VI. How this relates to amplification and debate
Overall I don’t think it’s very plausible that amplification or debate can be a scalable AI alignment solution on their own, mostly for the kinds of reasons discussed in this post — we will eventually run into some inaccessible knowledge that is never produced by amplification, and so never winds up in your distilled agents.
In the language of my original post on capability amplification, the gap between accessible and inaccessible knowledge corresponds to an obstruction. The current post is part of the long process of zooming in on a concrete obstruction, gradually refining our sense of what it will look like and what our options are for overcoming it.
I think the difficulty with inaccessible knowledge is not specific to amplification — I don’t think we have any approach that moves the needle on this problem, at least from a theoretical perspective, so I think it’s a plausible candidate for a hard core if we fleshed it out more and made it more precise. (I would describe MIRI’s approach to this problem could be described as despair + hope you can find some other way to produce powerful AI.)

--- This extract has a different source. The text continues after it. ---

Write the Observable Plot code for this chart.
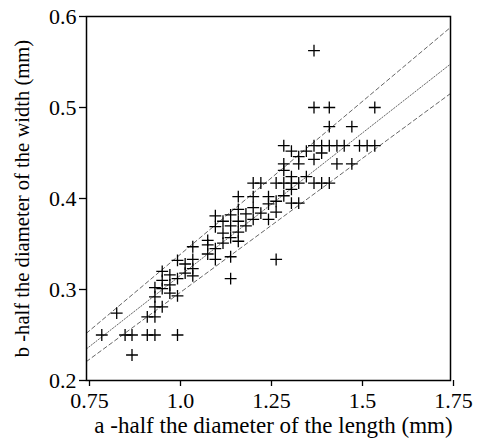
<!DOCTYPE html>
<html><head><meta charset="utf-8">
<script src="https://cdn.jsdelivr.net/npm/d3@7"></script>
<script src="https://cdn.jsdelivr.net/npm/@observablehq/plot@0.6"></script>
<style>body{margin:0;background:#fff}</style>
</head><body><div id="chart"></div>
<script>
const aValues = [
0.792,0.833,0.856,0.875,0.875,0.917,0.938,1.0,0.917,0.938,
0.938,0.958,0.938,0.938,0.958,0.958,0.958,0.979,0.979,0.979,
1.0,1.0,1.0,1.021,1.021,1.042,1.042,1.042,1.042,1.083,
1.083,1.083,1.104,1.104,1.104,1.104,1.125,1.125,1.125,1.146,
1.146,1.146,1.146,1.146,1.167,1.167,1.167,1.167,1.167,1.188,
1.188,1.208,1.208,1.208,1.208,1.229,1.229,1.25,1.25,1.25,
1.271,1.271,1.271,1.271,1.292,1.292,1.292,1.292,1.292,1.313,
1.313,1.313,1.313,1.313,1.333,1.333,1.333,1.333,1.354,1.354,
1.375,1.375,1.375,1.375,1.375,1.396,1.396,1.396,1.417,1.417,
1.417,1.417,1.438,1.438,1.458,1.479,1.479,1.5,1.521,1.542,1.542];
const bValues = [
0.25,0.274,0.25,0.25,0.228,0.25,0.25,0.25,0.27,0.27,
0.281,0.281,0.292,0.302,0.301,0.310,0.320,0.296,0.305,0.316,
0.293,0.312,0.332,0.318,0.328,0.315,0.323,0.333,0.347,0.354,
0.349,0.339,0.381,0.369,0.345,0.333,0.375,0.362,0.351,0.382,
0.370,0.357,0.336,0.312,0.402,0.388,0.375,0.363,0.353,0.383,
0.370,0.402,0.390,0.377,0.417,0.417,0.384,0.402,0.394,0.377,
0.417,0.397,0.385,0.333,0.458,0.438,0.431,0.417,0.403,0.452,
0.424,0.417,0.410,0.395,0.446,0.438,0.417,0.395,0.452,0.424,
0.5625,0.5,0.458,0.443,0.417,0.458,0.450,0.417,0.5,0.479,
0.458,0.417,0.458,0.438,0.458,0.479,0.438,0.458,0.458,0.458,0.5];
const lineSlopes = [0.336, 0.313, 0.2945];
const lineKinds = ["dashed", "dotted", "dashed"];
const xTicks = [0.75, 1.0, 1.25, 1.5, 1.75];
const xTickLabels = ["0.75", "1.0", "1.25", "1.5", "1.75"];
const yTicks = [0.2, 0.3, 0.4, 0.5, 0.6];
const yTickLabels = ["0.2", "0.3", "0.4", "0.5", "0.6"];
const xTitle = "a -half the diameter of the length (mm)";
const yTitle = "b -half the diameter of the width (mm)";

const points = aValues.map((a, i) => ({a, b: bValues[i]}));
const xDomain = [xTicks[0], xTicks[xTicks.length - 1]];
const lineData = lineSlopes.flatMap((s, k) => xDomain.map(x => ({x, y: s * x, k, kind: lineKinds[k]})));

const chart = Plot.plot({
  width: 480, height: 444,
  marginLeft: 86, marginRight: 30, marginTop: 16, marginBottom: 64,
  style: {fontFamily: "'Liberation Serif', 'Times New Roman', serif", fontSize: "22px", color: "black", background: "white"},
  x: {domain: xDomain},
  y: {domain: [yTicks[0], yTicks[yTicks.length - 1]]},
  marks: [
    Plot.line(lineData.filter(d => d.kind === "dashed"), {x: "x", y: "y", z: "k", stroke: "#666", strokeWidth: 1, strokeDasharray: "4,3"}),
    Plot.line(lineData.filter(d => d.kind === "dotted"), {x: "x", y: "y", z: "k", stroke: "#666", strokeWidth: 1, strokeDasharray: "1.3,1.7"}),
    Plot.dot(points, {x: "a", y: "b", symbol: "plus", r: 3.9, stroke: "black", strokeWidth: 1.3}),
    Plot.frame({stroke: "black", strokeWidth: 1.5}),
    Plot.axisX({ticks: xTicks, tickFormat: d => xTickLabels[xTicks.indexOf(d)], tickSize: 6, tickPadding: 6, strokeWidth: 1.3, label: null, dx: 3}),
    Plot.axisY({ticks: yTicks, tickFormat: d => yTickLabels[yTicks.indexOf(d)], tickSize: 7, tickPadding: 3, strokeWidth: 1.3, label: null}),
    Plot.text([xTitle], {text: d => d, frameAnchor: "bottom", dy: 52, dx: 5, fontSize: 23}),
    Plot.text([yTitle], {text: d => d, frameAnchor: "left", textAnchor: "middle", lineAnchor: "middle", rotate: -90, dx: -64, fontSize: 20.6})
  ]
});
document.getElementById("chart").appendChild(chart);
</script>
</body></html>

I think that iterated amplification does address some of the most obvious obstructions to alignment — the possible gap in speed / size / experience / algorithmic sophistication / etc. between us and the agents we train. I think that having amplification mind should make you feel a bit less doomed about inaccessible knowledge, and makes it much easier to see where the real difficulties are likely to lie.
But there’s a significant chance that we end up needing ideas that look totally different from amplification/debate, and that those ideas will obsolete most of the particulars of amplification. Right now I think iterated amplification is by far our best concrete alignment strategy to scale up, and I think there are big advantages to starting to scale something up. At the same time, it’s really important to push hard on conceptual issues that could tell us ASAP whether amplification/debate are unworkable or require fundamental revisions.